La première partie du concert décline deux plages d’environ vingt minutes pièce inspirées par l’exploration astronomique. Elle s’ouvre sur « Objects Outlive Us ». Dans une atmosphère planante et prenante, Steven Wilson ne rate pas son entrée dans les hautes sphères du falsetto pour narrer la découverte d’un espace sans empreinte de singe, où les objets inanimés ont
- une existence,
- une voix et
- une envie d’exister malgré l’oubli.
La vedette est accompagnée par
- Nick Beggs à la basse,
- Craig Blundell derrière les fûts,
- Adam Holzman aux claviers et
- Randy McStine à la gratte et aux chœurs.
D’emblée, dans cet univers intergalactique, tout transporte :
- le son,
- excellent,
- précis,
- défini avec netteté dans tous les registres ;
- la variété de l’inspiration et néanmoins l’art de Steven Wilson pour assurer la continuité narrative
- (itérations,
- tuilages pour fondu-enchaînés,
- contrastes brutaux, etc.) ;
- la capacité à
- forger une mélodie,
- surprendre l’esgourde,
- fomenter une ambiance
- folk,
- méditative ou
- rock ;
- la maîtrise collective
- des synchronisations,
- des intentions et
- des nuances ;
- les mélanges et les agencements rythmiques, tant du tempo que de la battue (usage malin du ternaire qui swingue, mais aussi superbe quasi récitatif à 5/4 pour « The Buddha of the Modern Age ») ;
- l’équilibre entre les parties instrumentales et chantées ;
- la diversité des sons de tous – en tant que collectif – et de chacun personnellement (feat. le superbe lancement de basse bien grasse et saturée dans le second instru de « Objects Meanwhile »).
Il y a tout ce qu’il faut pour ébaubir les portugaises et l’esprit :
- énergie des mélanges,
- musicalité des soli,
- qualité des musiciens,
- mystère des paroles qui assument que la seule question relative à notre disparition est celle du quand nous serons « still, back there, in dust, the Earth destroyed » ainsi que le stipule la fin de la partie intitulée « Ark », et
- poésie étonnante des vidéos qui, certes, distraient l’attention auditive mais contribuent également à porter le souffle du morceau.
Au point que l’on craint d’aborder « The Overview », le second titre de cette première partie : saura-t-il nous saucer autant que son prédécesseur ? Au disque, cette saga nous avait enserré dans ses rets mais moins secoué.
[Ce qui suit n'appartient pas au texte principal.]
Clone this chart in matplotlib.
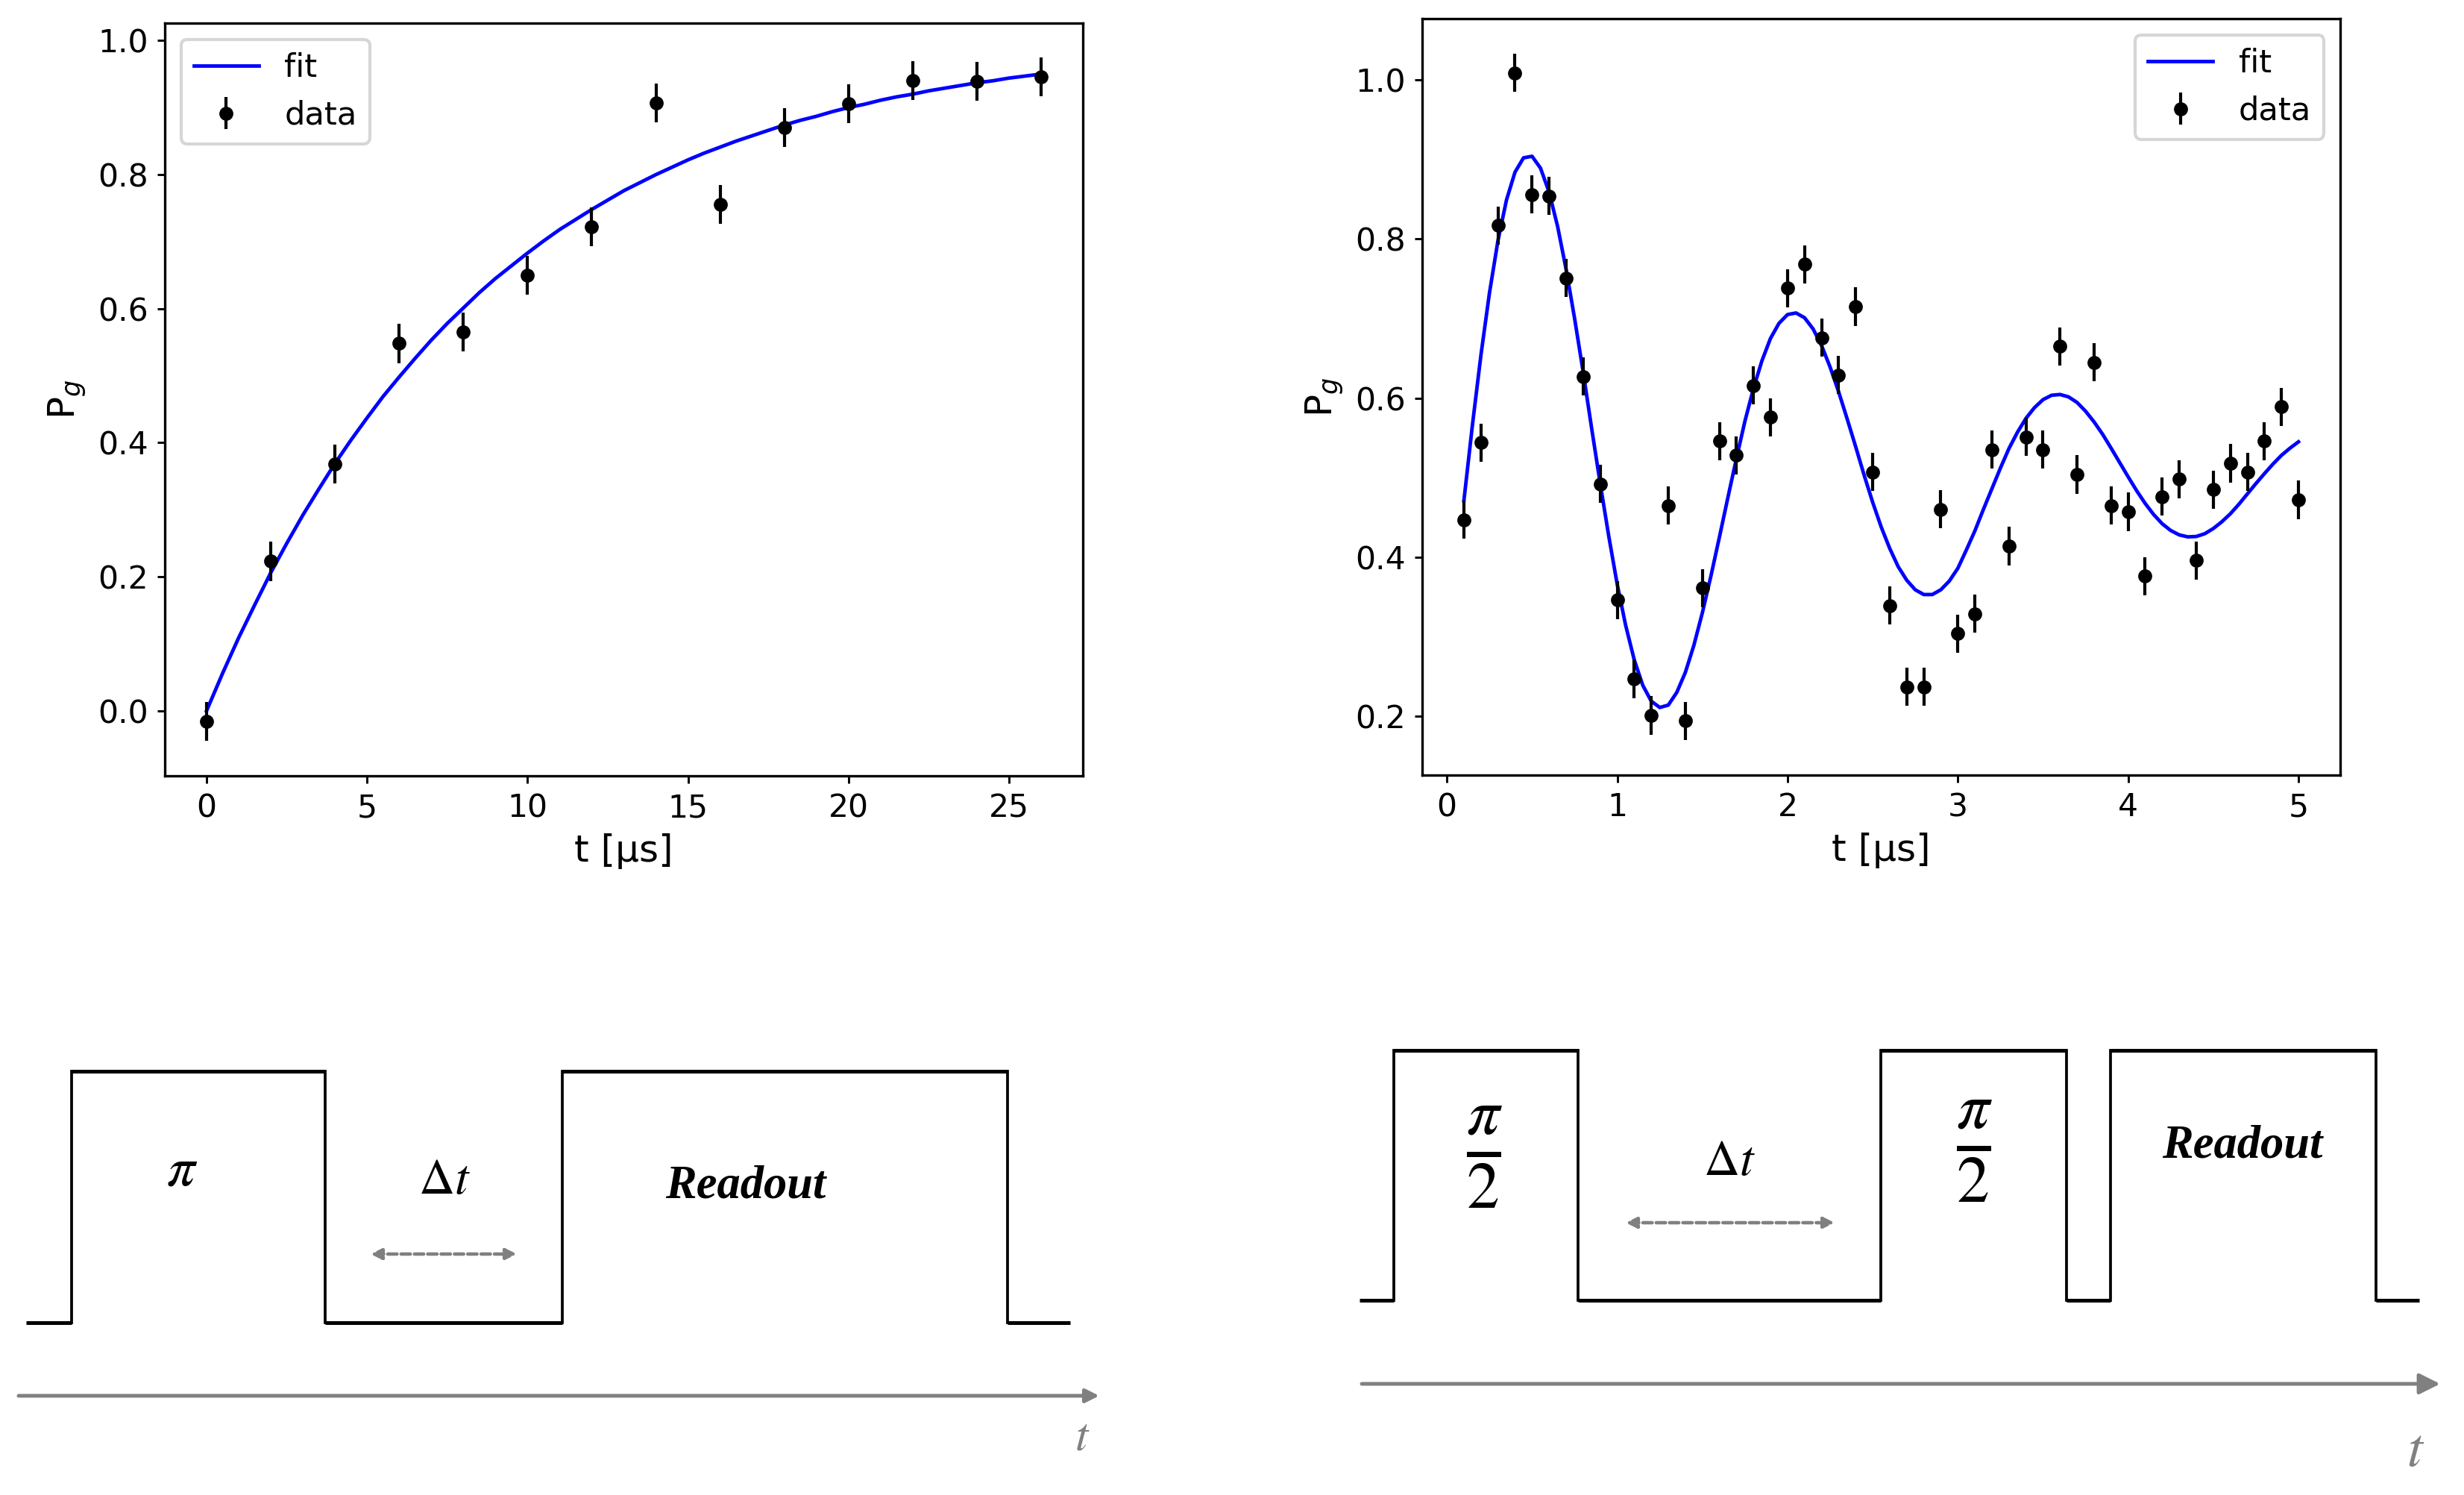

Les vibrations du concert changeront-elles notre légère réticence ?
Du moins le début technoïsant nous rassure-t-il sur les recoins qu’il reste encore à explorer dans l’univers et sur la palette de Steven Wilson. La section « Perspective » égrène des distances entre objets célestes. Le côté planant, qui permet aux artistes de souffler deux minutes, dialogue avec la vidéo spatiale, prenant le temps qu’il faut – et c’est appréciable – pour permettre au spectateur de quitter l’atmosphère en douceur. La trajectoire des machines sonores s’infléchit en souplesse pour se diriger vers un folk à la Toad The Wet Sprocket, que paillettent (et hop)
- une batterie tranchante,
- des chœurs ciselés, presque post-Yes par moments, et
- des changements de registres vocaux maîtrisés,
tandis que le narrateur se connecte à l’univers (« I see myself in relation to it all », « Each moment for me is a lifetime for you ») à la « beauté infinie », au point que cette réalité pourrait bien n’être qu’un rêve. Aussi se laisse-t-on volontiers subjuguer, notamment par
- les différentes sonorités du bassiste (changement d’instruments, jeu coll’arco ou senza quand la basse s’y prête),
- la puissance du beat que sait mélodiser – popopo – l’usage séduisant des percussions métalliques,
- la parfaite connexion entre
- la vidéo,
- la musique et
- les questions posées par les paroles sur ce moment où « all permanence of matter disappears » comme il est stipulé dans la section intitulée « Infinity measured in moments »,
- l’efficacité des breaks, et
- la musicalité millimétrée de l’exécution, soli compris.
Moins spectaculaire que « Objects Outlive Us », « The Overview » n’est pas moins inventif et ensorcelant, bouclant ainsi une première partie soufflante. Plus d’épithètes à retrouver dans une prochaine notule pour la suite du compte-rendu !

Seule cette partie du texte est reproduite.